On December 10, John was no longer suffering from diarrhea, abdominal pain, or fever, so he was transferred to a rehabilitation hospital. His treatment plan included physical and occupational therapy, and further management of his underlying conditions, which included worsening kidney function secondary to heart failure and volume overload, delirium secondary to blood infection, congestive heart failure exacerbation, and deconditioning due to acute prolonged hospitalization.
Over the course of the next few days, John's condition remained relatively stable, though he remained restless, couldn't sleep, and required oxygen therapy. He was, however, slowly regaining some mobility and had finished taking the antibiotics prescribed to treat his underlying Listeria infection.
Despite certain signs of improvement, John remained anxious and confused, with shallow breathing. An infectious disease consultant's impression was that John was suffering from possible persistent listeriosis with mental status changes. He remained confused and restless.
Worsening Kidney Function
Test results on December 18 indicated that John's kidney insufficiency was continuing. He was, as a result, transferred to the University of Massachusetts, where he could undergo dialysis therapy. Tests over the course of the first two days of his stay at UMASS Hospital revealed that John's kidney function was worsening again. As a result, doctors ordered that dialysis begin immediately.

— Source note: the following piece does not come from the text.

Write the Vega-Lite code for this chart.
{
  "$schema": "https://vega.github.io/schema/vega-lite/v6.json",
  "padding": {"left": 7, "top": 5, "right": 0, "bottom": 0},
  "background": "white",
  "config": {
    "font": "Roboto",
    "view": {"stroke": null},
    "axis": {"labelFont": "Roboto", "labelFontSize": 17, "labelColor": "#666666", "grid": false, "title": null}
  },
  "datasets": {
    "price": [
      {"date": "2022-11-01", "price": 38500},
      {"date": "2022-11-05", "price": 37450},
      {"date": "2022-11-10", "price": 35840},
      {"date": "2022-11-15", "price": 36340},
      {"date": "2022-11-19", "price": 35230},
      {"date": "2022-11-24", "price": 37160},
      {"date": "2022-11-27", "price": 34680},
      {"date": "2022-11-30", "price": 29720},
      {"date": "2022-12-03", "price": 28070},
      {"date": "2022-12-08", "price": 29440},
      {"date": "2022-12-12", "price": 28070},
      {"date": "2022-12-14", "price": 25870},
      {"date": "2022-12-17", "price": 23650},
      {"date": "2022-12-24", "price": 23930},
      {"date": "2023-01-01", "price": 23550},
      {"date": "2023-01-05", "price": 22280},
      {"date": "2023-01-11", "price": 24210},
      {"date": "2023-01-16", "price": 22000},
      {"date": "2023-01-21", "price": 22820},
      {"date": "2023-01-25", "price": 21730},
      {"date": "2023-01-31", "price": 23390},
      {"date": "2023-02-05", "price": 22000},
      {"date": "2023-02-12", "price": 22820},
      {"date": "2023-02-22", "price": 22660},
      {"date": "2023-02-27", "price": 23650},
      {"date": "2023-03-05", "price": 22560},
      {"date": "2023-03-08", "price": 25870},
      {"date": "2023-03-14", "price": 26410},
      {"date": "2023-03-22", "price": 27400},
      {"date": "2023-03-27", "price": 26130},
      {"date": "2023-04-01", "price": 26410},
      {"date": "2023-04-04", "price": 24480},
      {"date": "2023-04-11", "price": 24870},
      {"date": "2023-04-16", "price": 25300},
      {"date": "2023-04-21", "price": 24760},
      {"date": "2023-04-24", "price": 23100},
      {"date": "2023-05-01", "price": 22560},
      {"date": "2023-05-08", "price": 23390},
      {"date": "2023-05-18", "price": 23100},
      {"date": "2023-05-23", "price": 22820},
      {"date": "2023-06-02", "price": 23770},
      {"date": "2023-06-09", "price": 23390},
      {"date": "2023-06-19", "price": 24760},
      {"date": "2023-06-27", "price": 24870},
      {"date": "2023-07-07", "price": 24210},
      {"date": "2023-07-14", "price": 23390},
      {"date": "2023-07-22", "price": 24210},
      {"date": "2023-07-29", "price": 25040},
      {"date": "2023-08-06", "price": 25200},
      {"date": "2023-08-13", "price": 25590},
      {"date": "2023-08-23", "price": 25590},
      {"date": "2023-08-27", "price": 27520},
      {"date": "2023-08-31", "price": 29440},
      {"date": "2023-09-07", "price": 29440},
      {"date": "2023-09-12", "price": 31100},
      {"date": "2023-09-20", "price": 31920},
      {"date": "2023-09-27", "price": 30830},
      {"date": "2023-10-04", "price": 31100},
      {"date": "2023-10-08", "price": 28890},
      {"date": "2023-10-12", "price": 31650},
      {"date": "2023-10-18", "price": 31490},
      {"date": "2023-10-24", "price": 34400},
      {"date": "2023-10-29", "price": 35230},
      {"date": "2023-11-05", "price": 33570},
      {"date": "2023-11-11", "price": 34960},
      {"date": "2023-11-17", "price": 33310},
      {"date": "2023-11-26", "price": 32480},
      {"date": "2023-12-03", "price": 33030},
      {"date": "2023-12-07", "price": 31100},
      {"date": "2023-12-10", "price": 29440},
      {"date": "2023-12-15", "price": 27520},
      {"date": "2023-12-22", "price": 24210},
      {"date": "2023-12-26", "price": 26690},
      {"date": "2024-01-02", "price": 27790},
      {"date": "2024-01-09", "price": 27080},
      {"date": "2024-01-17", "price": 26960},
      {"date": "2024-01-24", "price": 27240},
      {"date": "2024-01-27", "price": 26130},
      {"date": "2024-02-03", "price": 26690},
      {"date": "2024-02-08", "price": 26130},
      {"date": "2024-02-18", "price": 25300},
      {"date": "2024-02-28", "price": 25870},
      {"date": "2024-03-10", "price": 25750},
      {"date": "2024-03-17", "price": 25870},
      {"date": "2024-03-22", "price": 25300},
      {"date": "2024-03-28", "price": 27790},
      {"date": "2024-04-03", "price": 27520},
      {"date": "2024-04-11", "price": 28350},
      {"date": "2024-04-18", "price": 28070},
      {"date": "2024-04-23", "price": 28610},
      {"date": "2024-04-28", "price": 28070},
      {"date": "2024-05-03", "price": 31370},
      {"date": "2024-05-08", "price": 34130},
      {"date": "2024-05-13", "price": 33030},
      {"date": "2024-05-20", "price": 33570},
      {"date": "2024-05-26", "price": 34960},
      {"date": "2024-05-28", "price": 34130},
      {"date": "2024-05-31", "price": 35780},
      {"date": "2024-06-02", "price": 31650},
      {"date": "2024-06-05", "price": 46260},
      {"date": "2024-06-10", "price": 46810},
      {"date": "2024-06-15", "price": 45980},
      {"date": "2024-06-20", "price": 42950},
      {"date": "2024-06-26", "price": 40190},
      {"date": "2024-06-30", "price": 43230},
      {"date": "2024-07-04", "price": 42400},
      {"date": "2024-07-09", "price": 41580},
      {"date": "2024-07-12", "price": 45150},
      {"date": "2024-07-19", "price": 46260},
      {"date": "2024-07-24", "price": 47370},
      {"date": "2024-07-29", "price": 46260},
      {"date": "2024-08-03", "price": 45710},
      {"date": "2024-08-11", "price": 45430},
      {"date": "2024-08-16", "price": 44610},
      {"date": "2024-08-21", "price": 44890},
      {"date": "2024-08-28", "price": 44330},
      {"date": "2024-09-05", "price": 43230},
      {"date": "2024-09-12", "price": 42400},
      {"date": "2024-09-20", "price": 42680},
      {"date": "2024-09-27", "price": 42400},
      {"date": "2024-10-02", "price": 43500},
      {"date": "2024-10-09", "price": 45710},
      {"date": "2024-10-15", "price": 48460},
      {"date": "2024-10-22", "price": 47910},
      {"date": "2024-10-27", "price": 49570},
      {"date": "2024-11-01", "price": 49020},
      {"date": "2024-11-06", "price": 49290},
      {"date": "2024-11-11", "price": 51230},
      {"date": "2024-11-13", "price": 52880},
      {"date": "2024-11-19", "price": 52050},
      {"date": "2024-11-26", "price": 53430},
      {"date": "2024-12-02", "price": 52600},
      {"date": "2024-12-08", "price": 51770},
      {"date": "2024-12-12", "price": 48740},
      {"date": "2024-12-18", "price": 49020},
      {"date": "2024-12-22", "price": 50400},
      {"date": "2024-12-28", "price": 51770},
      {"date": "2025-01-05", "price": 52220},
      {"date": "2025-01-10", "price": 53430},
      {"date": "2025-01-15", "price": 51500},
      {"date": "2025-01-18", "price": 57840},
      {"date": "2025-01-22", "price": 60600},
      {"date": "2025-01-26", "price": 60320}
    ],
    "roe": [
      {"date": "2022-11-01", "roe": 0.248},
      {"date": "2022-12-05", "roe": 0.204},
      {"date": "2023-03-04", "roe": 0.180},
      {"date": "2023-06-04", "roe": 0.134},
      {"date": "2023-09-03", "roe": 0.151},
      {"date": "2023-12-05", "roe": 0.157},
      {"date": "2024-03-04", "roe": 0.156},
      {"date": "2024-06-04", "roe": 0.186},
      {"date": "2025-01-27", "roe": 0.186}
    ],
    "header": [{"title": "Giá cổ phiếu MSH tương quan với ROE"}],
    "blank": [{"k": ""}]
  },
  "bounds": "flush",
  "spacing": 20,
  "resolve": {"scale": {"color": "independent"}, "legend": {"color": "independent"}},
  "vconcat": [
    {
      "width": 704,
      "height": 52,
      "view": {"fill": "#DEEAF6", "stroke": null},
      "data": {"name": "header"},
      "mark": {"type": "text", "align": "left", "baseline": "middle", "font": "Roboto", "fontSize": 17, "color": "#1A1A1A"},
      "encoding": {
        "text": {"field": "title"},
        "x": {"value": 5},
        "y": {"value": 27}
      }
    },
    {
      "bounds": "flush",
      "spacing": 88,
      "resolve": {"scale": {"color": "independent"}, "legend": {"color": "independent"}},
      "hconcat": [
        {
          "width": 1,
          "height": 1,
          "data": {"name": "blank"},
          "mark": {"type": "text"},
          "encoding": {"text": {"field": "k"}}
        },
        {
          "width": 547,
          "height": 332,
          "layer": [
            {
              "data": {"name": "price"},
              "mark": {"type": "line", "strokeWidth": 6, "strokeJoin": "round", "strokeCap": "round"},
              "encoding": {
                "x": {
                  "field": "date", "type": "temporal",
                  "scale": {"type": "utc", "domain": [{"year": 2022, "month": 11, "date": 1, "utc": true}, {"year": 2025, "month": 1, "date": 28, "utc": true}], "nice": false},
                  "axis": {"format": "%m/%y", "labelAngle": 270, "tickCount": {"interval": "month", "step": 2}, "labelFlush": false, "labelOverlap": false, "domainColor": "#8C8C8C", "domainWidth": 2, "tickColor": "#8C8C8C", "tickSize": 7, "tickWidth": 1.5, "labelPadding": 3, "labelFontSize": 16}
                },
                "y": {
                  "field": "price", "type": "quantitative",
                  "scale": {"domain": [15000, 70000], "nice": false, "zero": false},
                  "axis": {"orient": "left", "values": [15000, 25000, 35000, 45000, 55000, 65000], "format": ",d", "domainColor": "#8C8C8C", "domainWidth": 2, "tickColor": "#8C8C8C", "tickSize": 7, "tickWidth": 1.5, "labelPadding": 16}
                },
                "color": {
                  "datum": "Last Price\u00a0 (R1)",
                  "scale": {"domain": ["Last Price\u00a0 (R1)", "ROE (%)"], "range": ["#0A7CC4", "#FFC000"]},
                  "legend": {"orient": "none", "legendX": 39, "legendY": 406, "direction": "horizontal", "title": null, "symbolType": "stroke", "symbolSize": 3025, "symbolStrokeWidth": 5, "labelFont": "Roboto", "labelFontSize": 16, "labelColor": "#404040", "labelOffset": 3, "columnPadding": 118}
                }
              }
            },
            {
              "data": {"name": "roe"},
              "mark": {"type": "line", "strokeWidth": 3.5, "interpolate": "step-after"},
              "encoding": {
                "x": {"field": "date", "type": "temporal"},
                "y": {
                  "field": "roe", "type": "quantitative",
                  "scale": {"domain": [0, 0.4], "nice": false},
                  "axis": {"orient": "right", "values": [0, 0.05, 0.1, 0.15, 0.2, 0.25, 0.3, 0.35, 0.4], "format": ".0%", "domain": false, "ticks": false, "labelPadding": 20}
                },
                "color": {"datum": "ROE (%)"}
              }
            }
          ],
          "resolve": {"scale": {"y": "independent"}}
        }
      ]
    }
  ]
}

Despite treatment, John became increasingly confused and agitated each night, pulling at his IV, being uncooperative at times, and yelling. The outbursts became so severe that wrist restraints had to be applied to prevent this eighty-seven-year-old man from hurting himself or others.
By December 21, John was no longer the man that his family had always known. And shortly after starting his dialysis treatment that day, he became very agitated and began screaming again. Regina recalls, "It was evident that the infection affected him neurologically. He went from a cooperative patient to an extremely agitated and delirious one. It was painful to hear this kind of behavior."

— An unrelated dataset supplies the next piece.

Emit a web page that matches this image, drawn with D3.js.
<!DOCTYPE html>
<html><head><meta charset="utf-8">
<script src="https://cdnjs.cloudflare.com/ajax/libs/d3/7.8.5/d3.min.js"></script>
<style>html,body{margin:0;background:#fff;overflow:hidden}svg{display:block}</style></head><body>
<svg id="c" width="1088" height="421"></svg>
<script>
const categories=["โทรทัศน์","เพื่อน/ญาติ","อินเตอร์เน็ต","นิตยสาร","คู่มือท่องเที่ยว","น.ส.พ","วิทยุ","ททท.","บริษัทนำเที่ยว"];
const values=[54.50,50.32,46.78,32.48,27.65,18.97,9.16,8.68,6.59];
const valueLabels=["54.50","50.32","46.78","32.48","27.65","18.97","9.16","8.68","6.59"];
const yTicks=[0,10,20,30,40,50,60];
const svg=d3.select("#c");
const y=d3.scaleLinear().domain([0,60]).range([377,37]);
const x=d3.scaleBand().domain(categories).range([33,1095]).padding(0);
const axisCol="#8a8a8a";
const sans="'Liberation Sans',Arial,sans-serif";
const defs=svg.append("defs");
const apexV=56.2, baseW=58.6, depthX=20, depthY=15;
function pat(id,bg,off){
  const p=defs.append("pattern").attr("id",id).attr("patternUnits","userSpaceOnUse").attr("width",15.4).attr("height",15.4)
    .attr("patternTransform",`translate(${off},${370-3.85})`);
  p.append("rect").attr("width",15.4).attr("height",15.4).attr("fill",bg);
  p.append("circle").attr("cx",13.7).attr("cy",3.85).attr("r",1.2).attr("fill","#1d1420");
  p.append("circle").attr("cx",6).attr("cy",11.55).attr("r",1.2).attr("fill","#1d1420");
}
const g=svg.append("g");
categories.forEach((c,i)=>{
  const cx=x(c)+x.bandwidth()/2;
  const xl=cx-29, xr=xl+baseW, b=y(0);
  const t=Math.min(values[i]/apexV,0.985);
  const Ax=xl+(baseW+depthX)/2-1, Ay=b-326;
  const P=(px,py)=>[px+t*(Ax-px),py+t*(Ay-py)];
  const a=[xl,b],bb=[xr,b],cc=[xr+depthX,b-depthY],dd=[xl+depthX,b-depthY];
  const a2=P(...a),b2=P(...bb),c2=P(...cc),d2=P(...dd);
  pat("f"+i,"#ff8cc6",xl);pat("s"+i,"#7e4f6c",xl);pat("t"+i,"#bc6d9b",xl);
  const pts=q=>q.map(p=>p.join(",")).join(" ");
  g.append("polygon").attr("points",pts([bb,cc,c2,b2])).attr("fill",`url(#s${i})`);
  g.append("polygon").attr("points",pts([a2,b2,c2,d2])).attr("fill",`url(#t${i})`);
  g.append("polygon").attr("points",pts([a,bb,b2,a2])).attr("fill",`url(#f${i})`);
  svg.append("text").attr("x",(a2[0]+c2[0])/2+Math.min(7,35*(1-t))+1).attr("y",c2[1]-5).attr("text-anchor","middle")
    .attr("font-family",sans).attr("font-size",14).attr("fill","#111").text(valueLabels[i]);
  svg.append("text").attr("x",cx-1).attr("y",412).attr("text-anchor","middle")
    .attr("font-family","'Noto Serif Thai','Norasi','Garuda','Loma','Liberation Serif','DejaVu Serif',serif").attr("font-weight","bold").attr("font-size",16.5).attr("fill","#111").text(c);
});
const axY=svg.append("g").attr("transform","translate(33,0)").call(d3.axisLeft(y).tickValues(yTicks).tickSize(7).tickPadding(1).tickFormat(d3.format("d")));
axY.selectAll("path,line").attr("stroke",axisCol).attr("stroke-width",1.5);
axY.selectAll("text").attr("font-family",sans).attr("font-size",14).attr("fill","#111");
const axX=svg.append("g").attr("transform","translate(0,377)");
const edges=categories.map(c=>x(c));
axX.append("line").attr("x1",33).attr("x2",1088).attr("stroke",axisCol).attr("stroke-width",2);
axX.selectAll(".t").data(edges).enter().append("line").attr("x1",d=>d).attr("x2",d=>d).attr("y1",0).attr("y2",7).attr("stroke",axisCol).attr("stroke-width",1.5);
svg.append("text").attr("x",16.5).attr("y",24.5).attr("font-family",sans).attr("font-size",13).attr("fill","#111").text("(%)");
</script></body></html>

In the days leading up to Christmas, John's condition stabilized and his renal function again improved. His vital signs were all stable and he had no new complaints. Although he was still noticeably sleepy, he was markedly less confused.
Christmas in the Hospital
December 25, 2007 was a significant day for John and the rest of the Powers family. Not only was it Christmas Day--a significant day for John, a devout Catholic--but it marked his 88th birthday. After 88 years on this planet and a lifetime of memories, braving severe illness and enduring such a long hospitalization was the last thing John's family wanted for him.
His daughter Nancy vividly recalls Christmas Day 2007: "We had given Dad a snapshot of him and Ma and all five grandchildren taken on Thanksgiving Day. He held that photograph in his hands and wouldn't let go of it. We showed him some videos of when the kids were little and he watched as best he could.
"[My daughter] and I had made a handmade throw, which had the Red Sox on one side and the Patriots on the other. We lugged that gift with us for the next few days trying to find him in the right frame of mind to give it to him. Regrettably, we never had the chance."
At this point, John's condition was stable, but not improving. His speech was slurred, and he wheezed as he struggled with each breath. His treating physicians were doing all they possibly could to help him, but the heart and kidney failure and impaired cognitive function were not improving.
A Turn for the Worse
As the New Year approached, John's white blood cell count began to rise, indicating infection, and tests showed ever-worsening kidney failure. Daily dialysis was again started on December 26. John continued to have difficulty sleeping at night.
"During all of our visits, I sat beside him, stroking his head and trying to calm him as he shouted incoherently. He prayed audibly, repeating Hail Mary over and over. There are no words to describe the suffering and anguish he endured," Regina recalls.
John's condition continued to decline over the next several days despite the continuation of dialysis treatments. He died January 3, 2008, with his wife and daughter by his side.